Given request
Output all the data exactly. Pictures do not belong in the copy.

Information provided
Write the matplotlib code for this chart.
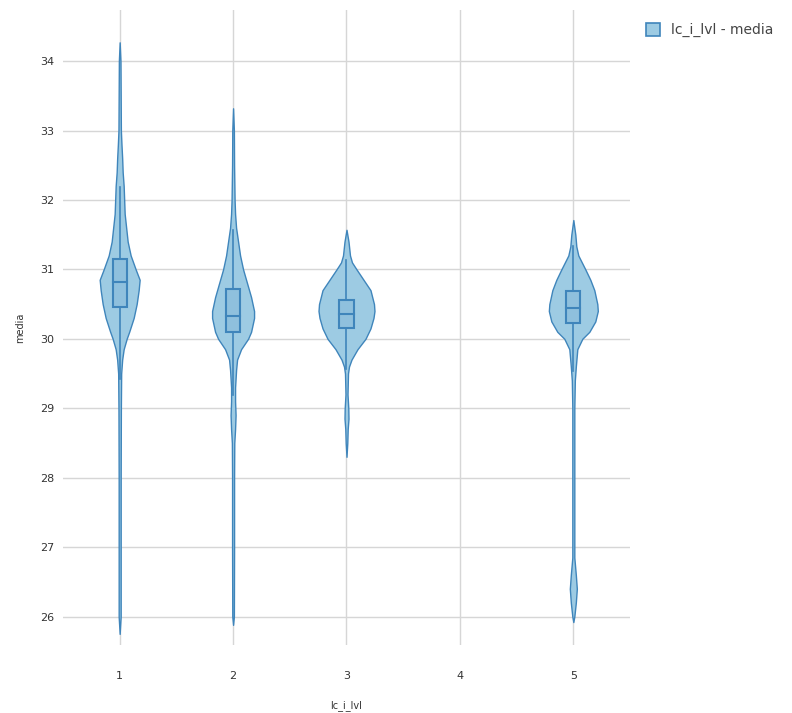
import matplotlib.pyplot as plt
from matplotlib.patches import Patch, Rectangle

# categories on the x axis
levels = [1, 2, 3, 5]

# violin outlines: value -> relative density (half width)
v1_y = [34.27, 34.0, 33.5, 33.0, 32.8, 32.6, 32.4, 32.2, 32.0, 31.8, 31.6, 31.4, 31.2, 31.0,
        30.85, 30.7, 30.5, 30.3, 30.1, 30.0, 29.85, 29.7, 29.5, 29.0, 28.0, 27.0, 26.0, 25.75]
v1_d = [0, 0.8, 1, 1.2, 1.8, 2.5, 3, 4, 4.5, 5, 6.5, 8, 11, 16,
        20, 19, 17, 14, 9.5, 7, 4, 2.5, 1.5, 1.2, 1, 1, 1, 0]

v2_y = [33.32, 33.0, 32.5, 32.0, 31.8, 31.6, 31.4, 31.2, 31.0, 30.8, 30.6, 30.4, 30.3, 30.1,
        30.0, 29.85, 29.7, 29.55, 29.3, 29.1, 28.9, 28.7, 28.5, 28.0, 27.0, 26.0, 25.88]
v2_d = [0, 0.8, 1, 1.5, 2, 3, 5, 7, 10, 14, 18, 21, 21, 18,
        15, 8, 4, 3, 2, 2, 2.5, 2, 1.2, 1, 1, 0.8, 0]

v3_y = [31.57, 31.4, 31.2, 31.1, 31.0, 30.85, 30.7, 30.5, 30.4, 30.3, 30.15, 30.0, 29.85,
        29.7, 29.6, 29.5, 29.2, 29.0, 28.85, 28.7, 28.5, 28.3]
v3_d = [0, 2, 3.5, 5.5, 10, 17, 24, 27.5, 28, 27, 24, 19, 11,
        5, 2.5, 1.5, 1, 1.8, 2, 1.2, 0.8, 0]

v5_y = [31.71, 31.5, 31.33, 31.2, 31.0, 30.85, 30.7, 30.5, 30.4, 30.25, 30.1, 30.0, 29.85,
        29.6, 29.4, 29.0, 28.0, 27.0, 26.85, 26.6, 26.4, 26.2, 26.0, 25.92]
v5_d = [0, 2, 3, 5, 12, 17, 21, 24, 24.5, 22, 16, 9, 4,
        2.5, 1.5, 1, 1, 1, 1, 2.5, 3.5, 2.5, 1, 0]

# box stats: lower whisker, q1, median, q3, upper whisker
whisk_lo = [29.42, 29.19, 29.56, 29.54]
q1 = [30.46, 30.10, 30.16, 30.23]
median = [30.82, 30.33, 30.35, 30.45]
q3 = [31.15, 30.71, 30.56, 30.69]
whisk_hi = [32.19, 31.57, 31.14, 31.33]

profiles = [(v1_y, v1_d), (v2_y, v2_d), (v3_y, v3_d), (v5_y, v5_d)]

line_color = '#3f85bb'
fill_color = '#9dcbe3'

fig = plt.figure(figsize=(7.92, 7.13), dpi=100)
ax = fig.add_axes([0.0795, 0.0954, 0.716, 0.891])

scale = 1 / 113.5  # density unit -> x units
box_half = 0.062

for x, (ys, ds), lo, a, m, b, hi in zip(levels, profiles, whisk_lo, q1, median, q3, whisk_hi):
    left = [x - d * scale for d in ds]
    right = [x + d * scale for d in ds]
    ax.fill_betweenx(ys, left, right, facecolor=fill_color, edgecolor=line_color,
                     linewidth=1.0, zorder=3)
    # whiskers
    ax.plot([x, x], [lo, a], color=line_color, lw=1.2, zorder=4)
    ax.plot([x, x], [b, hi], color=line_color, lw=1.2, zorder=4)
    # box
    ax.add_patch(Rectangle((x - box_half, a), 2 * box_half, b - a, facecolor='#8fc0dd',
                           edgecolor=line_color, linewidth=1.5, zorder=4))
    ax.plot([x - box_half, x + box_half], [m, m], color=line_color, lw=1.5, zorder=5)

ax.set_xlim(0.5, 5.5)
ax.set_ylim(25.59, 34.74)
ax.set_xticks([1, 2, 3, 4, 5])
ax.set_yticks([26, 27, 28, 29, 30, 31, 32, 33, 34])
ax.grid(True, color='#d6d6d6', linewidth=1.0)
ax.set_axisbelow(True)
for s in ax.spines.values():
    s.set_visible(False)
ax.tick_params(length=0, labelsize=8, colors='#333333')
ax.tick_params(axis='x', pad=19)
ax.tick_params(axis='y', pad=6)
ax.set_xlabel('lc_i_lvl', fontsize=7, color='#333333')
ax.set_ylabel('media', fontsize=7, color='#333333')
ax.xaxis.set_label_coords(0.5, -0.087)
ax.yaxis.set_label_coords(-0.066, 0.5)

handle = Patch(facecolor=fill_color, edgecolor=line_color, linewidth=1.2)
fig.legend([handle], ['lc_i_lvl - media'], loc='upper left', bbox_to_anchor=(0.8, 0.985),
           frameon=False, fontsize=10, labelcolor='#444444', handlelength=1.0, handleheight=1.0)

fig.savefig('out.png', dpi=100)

The result
Write the matplotlib code for this chart.
import matplotlib.pyplot as plt
from matplotlib.patches import Patch, Rectangle

# categories on the x axis
levels = [1, 2, 3, 5]

# violin outlines: value -> relative density (half width)
v1_y = [34.27, 34.0, 33.5, 33.0, 32.8, 32.6, 32.4, 32.2, 32.0, 31.8, 31.6, 31.4, 31.2, 31.0,
        30.85, 30.7, 30.5, 30.3, 30.1, 30.0, 29.85, 29.7, 29.5, 29.0, 28.0, 27.0, 26.0, 25.75]
v1_d = [0, 0.8, 1, 1.2, 1.8, 2.5, 3, 4, 4.5, 5, 6.5, 8, 11, 16,
        20, 19, 17, 14, 9.5, 7, 4, 2.5, 1.5, 1.2, 1, 1, 1, 0]

v2_y = [33.32, 33.0, 32.5, 32.0, 31.8, 31.6, 31.4, 31.2, 31.0, 30.8, 30.6, 30.4, 30.3, 30.1,
        30.0, 29.85, 29.7, 29.55, 29.3, 29.1, 28.9, 28.7, 28.5, 28.0, 27.0, 26.0, 25.88]
v2_d = [0, 0.8, 1, 1.5, 2, 3, 5, 7, 10, 14, 18, 21, 21, 18,
        15, 8, 4, 3, 2, 2, 2.5, 2, 1.2, 1, 1, 0.8, 0]

v3_y = [31.57, 31.4, 31.2, 31.1, 31.0, 30.85, 30.7, 30.5, 30.4, 30.3, 30.15, 30.0, 29.85,
        29.7, 29.6, 29.5, 29.2, 29.0, 28.85, 28.7, 28.5, 28.3]
v3_d = [0, 2, 3.5, 5.5, 10, 17, 24, 27.5, 28, 27, 24, 19, 11,
        5, 2.5, 1.5, 1, 1.8, 2, 1.2, 0.8, 0]

v5_y = [31.71, 31.5, 31.33, 31.2, 31.0, 30.85, 30.7, 30.5, 30.4, 30.25, 30.1, 30.0, 29.85,
        29.6, 29.4, 29.0, 28.0, 27.0, 26.85, 26.6, 26.4, 26.2, 26.0, 25.92]
v5_d = [0, 2, 3, 5, 12, 17, 21, 24, 24.5, 22, 16, 9, 4,
        2.5, 1.5, 1, 1, 1, 1, 2.5, 3.5, 2.5, 1, 0]

# box stats: lower whisker, q1, median, q3, upper whisker
whisk_lo = [29.42, 29.19, 29.56, 29.54]
q1 = [30.46, 30.10, 30.16, 30.23]
median = [30.82, 30.33, 30.35, 30.45]
q3 = [31.15, 30.71, 30.56, 30.69]
whisk_hi = [32.19, 31.57, 31.14, 31.33]

profiles = [(v1_y, v1_d), (v2_y, v2_d), (v3_y, v3_d), (v5_y, v5_d)]

line_color = '#3f85bb'
fill_color = '#9dcbe3'

fig = plt.figure(figsize=(7.92, 7.13), dpi=100)
ax = fig.add_axes([0.0795, 0.0954, 0.716, 0.891])

scale = 1 / 113.5  # density unit -> x units
box_half = 0.062

for x, (ys, ds), lo, a, m, b, hi in zip(levels, profiles, whisk_lo, q1, median, q3, whisk_hi):
    left = [x - d * scale for d in ds]
    right = [x + d * scale for d in ds]
    ax.fill_betweenx(ys, left, right, facecolor=fill_color, edgecolor=line_color,
                     linewidth=1.0, zorder=3)
    # whiskers
    ax.plot([x, x], [lo, a], color=line_color, lw=1.2, zorder=4)
    ax.plot([x, x], [b, hi], color=line_color, lw=1.2, zorder=4)
    # box
    ax.add_patch(Rectangle((x - box_half, a), 2 * box_half, b - a, facecolor='#8fc0dd',
                           edgecolor=line_color, linewidth=1.5, zorder=4))
    ax.plot([x - box_half, x + box_half], [m, m], color=line_color, lw=1.5, zorder=5)

ax.set_xlim(0.5, 5.5)
ax.set_ylim(25.59, 34.74)
ax.set_xticks([1, 2, 3, 4, 5])
ax.set_yticks([26, 27, 28, 29, 30, 31, 32, 33, 34])
ax.grid(True, color='#d6d6d6', linewidth=1.0)
ax.set_axisbelow(True)
for s in ax.spines.values():
    s.set_visible(False)
ax.tick_params(length=0, labelsize=8, colors='#333333')
ax.tick_params(axis='x', pad=19)
ax.tick_params(axis='y', pad=6)
ax.set_xlabel('lc_i_lvl', fontsize=7, color='#333333')
ax.set_ylabel('media', fontsize=7, color='#333333')
ax.xaxis.set_label_coords(0.5, -0.087)
ax.yaxis.set_label_coords(-0.066, 0.5)

handle = Patch(facecolor=fill_color, edgecolor=line_color, linewidth=1.2)
fig.legend([handle], ['lc_i_lvl - media'], loc='upper left', bbox_to_anchor=(0.8, 0.985),
           frameon=False, fontsize=10, labelcolor='#444444', handlelength=1.0, handleheight=1.0)

fig.savefig('out.png', dpi=100)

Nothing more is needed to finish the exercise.